Monday, May 26, 2008

How a phased-in carbon tax shift could temporarily reduce gasoline taxes

I've seen a number of blog posts and op-eds saying something like, "How could a carbon tax not increase gas prices?" Well, here is a way to phase in a carbon tax and actually reduce gas taxes temporarily.

Suppose you replaced the federal excise tax on gasoline with a carbon tax and phased it in according to the following schedule:
Year 1 $10/tonne CO2
Year 2 $20/tonne CO2
Year 3 $30/tonne CO2
Year 4 $40/tonne CO2
Year 5 $50/tonne CO2

Then the carbon tax on gasoline would be roughly
Year 1 2.5 cents/litre
Year 2 5.0 cents/litre
Year 3 7.5 cents/litre
Year 4 10 cents/litre
Year 5 12.5 cents/litre

But the federal excise tax is 10 cents per litre! So there you go: replace the excise tax with this phased-in carbon tax and you get three years of some gas tax relief for voters, repeat, voters.

From what I've read it seems that at the $10/tonne CO2 level, what the federal government would lose from motor fuel taxes would be roughly balanced by revenue from taxes on other fossil fuels. That seems like a good place to start.

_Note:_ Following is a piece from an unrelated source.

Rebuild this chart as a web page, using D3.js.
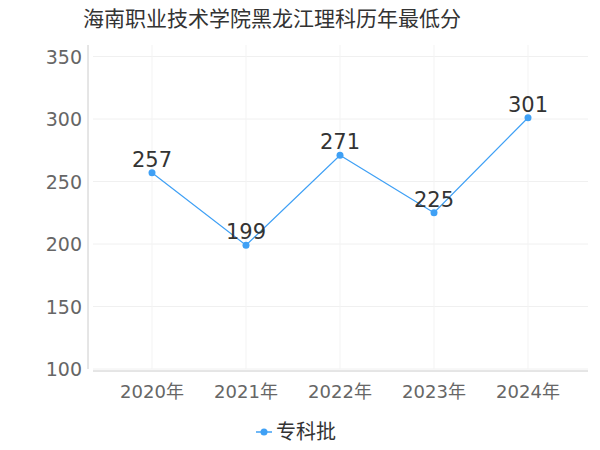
<!DOCTYPE html>
<html><head><meta charset="utf-8">
<script src="https://cdn.jsdelivr.net/npm/d3@7"></script>
<style>body{margin:0;background:#fff}text{font-family:"DejaVu Sans","Noto Sans CJK SC",sans-serif}</style>
</head><body><svg id="c" width="600" height="450"></svg>
<script>
const years = ["2020年","2021年","2022年","2023年","2024年"]
const scores = [257,199,271,225,301]
const yTicks = [100,150,200,250,300,350]

const svg = d3.select("#c")
const x = d3.scaleBand().domain(years).range([105,575])
const y = d3.scaleLinear().domain([100,350]).range([369,56.5])

svg.append("text").attr("x",83).attr("y",26).attr("font-size",21).attr("fill","#333").text("海南职业技术学院黑龙江理科历年最低分")

// grid
svg.selectAll(".gy").data(yTicks).enter().append("line")
  .attr("x1",93).attr("x2",588).attr("y1",d=>y(d)).attr("y2",d=>y(d)).attr("stroke","#f0f0f0")
svg.selectAll(".gx").data(years).enter().append("line")
  .attr("x1",d=>x(d)+x.bandwidth()/2).attr("x2",d=>x(d)+x.bandwidth()/2).attr("y1",45).attr("y2",369).attr("stroke","#f3f3f3")

// axes
svg.append("line").attr("x1",88).attr("x2",88).attr("y1",45).attr("y2",369).attr("stroke","#ccc")
svg.append("line").attr("x1",93).attr("x2",588).attr("y1",371).attr("y2",371).attr("stroke","#ccc")
svg.selectAll(".yl").data(yTicks).enter().append("text")
  .attr("x",82).attr("y",d=>y(d)+7).attr("text-anchor","end").attr("font-size",19).attr("fill","#666").text(d=>d)
svg.selectAll(".xl").data(years).enter().append("text")
  .attr("x",d=>x(d)+x.bandwidth()/2).attr("y",398).attr("text-anchor","middle").attr("font-size",18).attr("fill","#666").text(d=>d)

const line = d3.line().x((d,i)=>x(years[i])+x.bandwidth()/2).y(d=>y(d))
svg.append("path").datum(scores).attr("d",line).attr("fill","none").attr("stroke","#3fa0f5").attr("stroke-width",1.2)
svg.selectAll(".pt").data(scores).enter().append("circle")
  .attr("cx",(d,i)=>x(years[i])+x.bandwidth()/2).attr("cy",d=>y(d)).attr("r",3.5).attr("fill","#3fa0f5")
svg.selectAll(".lb").data(scores).enter().append("text")
  .attr("x",(d,i)=>x(years[i])+x.bandwidth()/2).attr("y",d=>y(d)-6).attr("text-anchor","middle")
  .attr("font-size",21).attr("fill","#333").text(d=>d)

// legend
svg.append("line").attr("x1",256).attr("x2",272).attr("y1",432).attr("y2",432).attr("stroke","#3fa0f5").attr("stroke-width",1.5)
svg.append("circle").attr("cx",264).attr("cy",432).attr("r",3.5).attr("fill","#3fa0f5")
svg.append("text").attr("x",276).attr("y",439).attr("font-size",20).attr("fill","#333").text("专科批")
</script></body></html>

You may ask, why introduce the carbon tax if you're just going to decrease gas prices and incent gasoline consumption? Well the point is that there is a lot of other fossil fuel consumption that is not taxed: coal in particular. Globally, high oil prices may be reducing demand for oil somewhat, but it's not reducing greenhouse gas emissions so much because people are being driven to burn more and more coal (not in Canada, in other countries). Coal shouldn't be getting that free ride.